→ **Task to carry out**
Your output must consist solely of the lines from the "Recreate this image" line through the "(0,0) rectangle (453,769);" line, exactly as written, without images.

→ **Records supplied**

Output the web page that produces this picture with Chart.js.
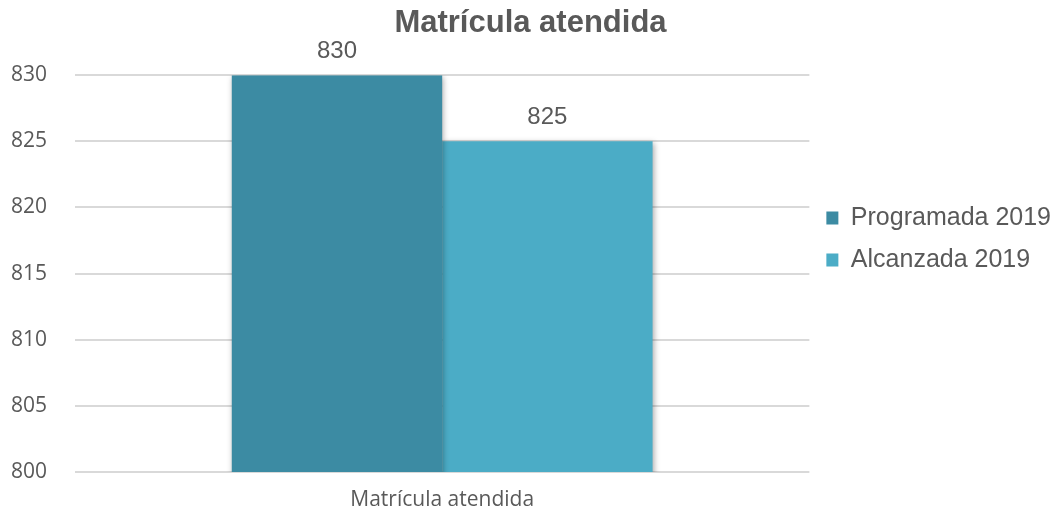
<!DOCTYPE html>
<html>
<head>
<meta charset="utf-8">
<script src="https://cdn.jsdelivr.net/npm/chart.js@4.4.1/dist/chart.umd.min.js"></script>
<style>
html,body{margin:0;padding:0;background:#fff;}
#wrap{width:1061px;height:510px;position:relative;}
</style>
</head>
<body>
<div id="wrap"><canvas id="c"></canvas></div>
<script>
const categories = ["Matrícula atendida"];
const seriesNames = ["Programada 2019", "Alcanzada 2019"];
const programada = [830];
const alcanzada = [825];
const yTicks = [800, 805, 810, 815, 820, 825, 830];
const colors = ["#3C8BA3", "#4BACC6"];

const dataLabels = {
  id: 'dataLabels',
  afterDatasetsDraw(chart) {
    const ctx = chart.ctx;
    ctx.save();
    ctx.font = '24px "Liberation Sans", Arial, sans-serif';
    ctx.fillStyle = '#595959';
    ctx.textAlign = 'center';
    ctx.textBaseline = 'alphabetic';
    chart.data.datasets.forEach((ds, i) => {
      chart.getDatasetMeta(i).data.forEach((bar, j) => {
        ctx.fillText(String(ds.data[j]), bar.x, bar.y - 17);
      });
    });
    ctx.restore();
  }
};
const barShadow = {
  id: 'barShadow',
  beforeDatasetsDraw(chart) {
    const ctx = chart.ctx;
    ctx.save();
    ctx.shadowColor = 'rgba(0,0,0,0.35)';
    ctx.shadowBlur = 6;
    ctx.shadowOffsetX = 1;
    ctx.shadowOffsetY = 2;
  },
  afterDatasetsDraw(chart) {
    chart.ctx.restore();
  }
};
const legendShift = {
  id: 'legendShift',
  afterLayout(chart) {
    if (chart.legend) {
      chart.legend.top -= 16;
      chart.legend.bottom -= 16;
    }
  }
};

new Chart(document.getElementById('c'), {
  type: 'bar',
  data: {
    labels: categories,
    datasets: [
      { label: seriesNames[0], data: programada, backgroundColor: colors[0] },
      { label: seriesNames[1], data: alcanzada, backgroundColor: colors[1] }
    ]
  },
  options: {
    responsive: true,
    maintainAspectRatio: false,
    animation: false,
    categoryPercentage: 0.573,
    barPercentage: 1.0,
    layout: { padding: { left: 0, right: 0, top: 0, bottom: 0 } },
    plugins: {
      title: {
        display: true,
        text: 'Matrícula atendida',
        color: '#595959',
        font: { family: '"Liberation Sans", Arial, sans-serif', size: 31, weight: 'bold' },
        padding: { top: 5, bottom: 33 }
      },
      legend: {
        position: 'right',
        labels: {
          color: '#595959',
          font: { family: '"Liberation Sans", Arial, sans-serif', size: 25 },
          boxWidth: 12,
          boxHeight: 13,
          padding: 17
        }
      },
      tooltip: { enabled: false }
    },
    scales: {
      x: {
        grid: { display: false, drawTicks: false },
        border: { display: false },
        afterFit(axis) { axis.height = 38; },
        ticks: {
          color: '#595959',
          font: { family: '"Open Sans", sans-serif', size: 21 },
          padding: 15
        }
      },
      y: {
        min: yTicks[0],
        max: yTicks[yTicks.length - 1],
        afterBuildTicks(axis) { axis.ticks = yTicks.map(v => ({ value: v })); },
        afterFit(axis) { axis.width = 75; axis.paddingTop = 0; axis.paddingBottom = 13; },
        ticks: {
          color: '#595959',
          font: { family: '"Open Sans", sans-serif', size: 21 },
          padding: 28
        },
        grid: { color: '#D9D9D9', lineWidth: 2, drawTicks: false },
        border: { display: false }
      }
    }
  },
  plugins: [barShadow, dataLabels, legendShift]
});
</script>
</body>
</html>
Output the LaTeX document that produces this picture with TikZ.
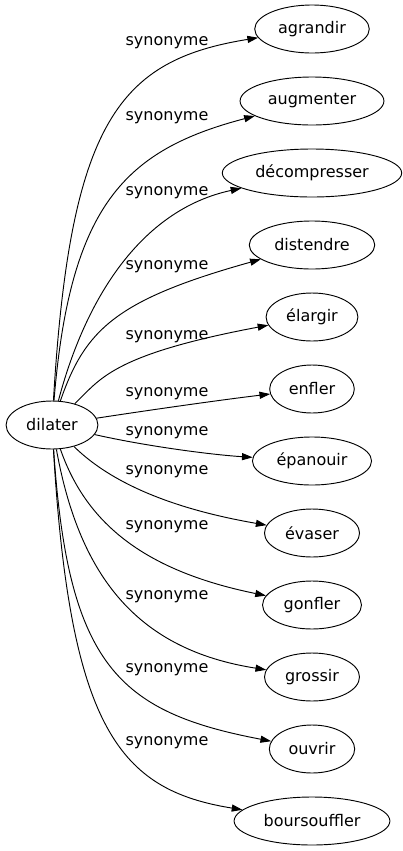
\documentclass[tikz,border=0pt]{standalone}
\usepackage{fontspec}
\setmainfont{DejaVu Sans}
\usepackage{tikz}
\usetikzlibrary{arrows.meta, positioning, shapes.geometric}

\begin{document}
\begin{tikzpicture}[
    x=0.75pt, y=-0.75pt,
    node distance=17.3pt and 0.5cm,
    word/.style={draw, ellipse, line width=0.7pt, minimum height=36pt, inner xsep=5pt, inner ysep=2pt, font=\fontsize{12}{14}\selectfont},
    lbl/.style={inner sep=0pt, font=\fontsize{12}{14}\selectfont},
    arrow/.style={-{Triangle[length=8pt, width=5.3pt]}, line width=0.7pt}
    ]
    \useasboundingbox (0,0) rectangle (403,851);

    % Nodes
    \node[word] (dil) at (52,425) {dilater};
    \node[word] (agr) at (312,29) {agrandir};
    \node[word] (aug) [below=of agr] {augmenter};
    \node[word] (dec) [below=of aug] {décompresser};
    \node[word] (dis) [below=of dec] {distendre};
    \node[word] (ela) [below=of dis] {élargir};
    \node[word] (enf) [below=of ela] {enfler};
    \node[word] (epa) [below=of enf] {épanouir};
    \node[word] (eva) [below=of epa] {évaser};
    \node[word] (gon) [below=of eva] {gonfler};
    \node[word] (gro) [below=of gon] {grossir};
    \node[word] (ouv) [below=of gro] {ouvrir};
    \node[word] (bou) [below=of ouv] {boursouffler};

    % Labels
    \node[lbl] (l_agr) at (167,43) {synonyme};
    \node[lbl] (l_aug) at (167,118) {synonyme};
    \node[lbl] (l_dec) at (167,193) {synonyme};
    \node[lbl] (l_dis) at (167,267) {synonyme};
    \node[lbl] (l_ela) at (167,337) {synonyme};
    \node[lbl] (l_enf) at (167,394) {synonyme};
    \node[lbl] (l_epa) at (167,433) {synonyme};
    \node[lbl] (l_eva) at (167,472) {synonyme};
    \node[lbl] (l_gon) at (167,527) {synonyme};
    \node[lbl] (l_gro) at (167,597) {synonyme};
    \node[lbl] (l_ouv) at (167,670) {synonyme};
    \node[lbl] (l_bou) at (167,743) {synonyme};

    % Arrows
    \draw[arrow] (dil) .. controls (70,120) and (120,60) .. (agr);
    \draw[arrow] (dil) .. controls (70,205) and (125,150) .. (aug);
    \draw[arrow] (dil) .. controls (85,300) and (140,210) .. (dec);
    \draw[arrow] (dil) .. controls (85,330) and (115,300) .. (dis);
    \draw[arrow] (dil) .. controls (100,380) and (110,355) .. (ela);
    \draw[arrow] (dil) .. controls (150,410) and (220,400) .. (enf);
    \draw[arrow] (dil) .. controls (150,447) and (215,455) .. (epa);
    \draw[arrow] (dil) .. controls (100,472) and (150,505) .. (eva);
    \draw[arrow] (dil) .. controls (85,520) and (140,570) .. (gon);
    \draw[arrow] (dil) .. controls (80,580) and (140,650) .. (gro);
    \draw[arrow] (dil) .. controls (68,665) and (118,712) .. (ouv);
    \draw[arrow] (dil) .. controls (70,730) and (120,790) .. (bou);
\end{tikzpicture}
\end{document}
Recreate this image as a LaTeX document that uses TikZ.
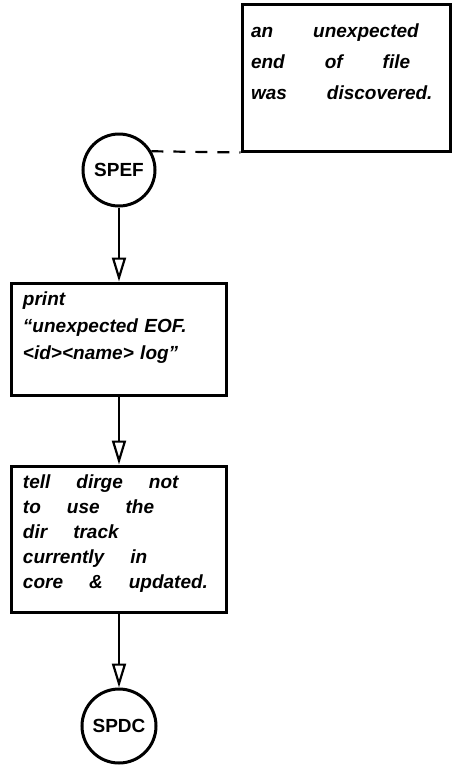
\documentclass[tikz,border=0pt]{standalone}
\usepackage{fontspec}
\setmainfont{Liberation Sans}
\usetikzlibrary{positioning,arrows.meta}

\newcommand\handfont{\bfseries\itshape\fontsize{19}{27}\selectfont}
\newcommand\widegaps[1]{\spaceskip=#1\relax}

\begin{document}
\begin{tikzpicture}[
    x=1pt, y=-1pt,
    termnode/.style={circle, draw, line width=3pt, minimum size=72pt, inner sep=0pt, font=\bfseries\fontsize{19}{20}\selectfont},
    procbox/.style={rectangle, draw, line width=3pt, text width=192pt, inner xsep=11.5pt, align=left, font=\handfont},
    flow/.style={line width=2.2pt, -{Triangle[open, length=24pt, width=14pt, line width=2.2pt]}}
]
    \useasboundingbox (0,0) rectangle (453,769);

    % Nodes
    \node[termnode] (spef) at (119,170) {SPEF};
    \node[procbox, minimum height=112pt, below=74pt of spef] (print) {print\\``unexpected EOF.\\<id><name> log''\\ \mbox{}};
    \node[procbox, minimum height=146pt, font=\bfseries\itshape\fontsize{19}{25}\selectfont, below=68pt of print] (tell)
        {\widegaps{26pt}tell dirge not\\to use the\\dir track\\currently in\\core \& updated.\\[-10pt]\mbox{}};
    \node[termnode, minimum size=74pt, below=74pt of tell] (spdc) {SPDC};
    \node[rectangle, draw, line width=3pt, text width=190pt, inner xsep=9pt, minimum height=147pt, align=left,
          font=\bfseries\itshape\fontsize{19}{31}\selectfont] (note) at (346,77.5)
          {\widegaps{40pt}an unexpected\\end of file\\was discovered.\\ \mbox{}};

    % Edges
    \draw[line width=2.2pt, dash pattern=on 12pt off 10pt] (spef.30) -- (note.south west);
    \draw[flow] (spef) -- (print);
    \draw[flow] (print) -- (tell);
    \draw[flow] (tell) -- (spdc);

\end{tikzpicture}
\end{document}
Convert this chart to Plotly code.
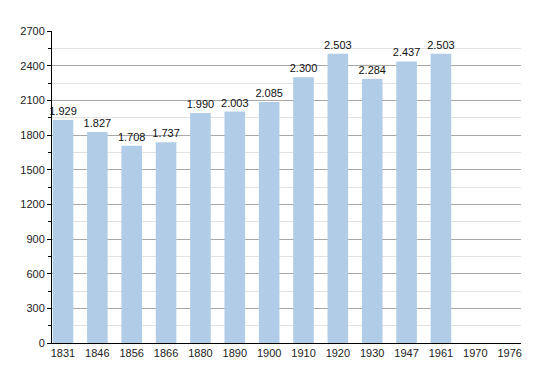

→ **Task result**
Recreate this image as a LaTeX document that uses TikZ.
\documentclass[tikz,border=0pt]{standalone}
\usepackage{fontspec}
\setmainfont{Liberation Sans}
\usetikzlibrary{positioning,arrows.meta}

\newcommand\handfont{\bfseries\itshape\fontsize{19}{27}\selectfont}
\newcommand\widegaps[1]{\spaceskip=#1\relax}

\begin{document}
\begin{tikzpicture}[
    x=1pt, y=-1pt,
    termnode/.style={circle, draw, line width=3pt, minimum size=72pt, inner sep=0pt, font=\bfseries\fontsize{19}{20}\selectfont},
    procbox/.style={rectangle, draw, line width=3pt, text width=192pt, inner xsep=11.5pt, align=left, font=\handfont},
    flow/.style={line width=2.2pt, -{Triangle[open, length=24pt, width=14pt, line width=2.2pt]}}
]
    \useasboundingbox (0,0) rectangle (453,769);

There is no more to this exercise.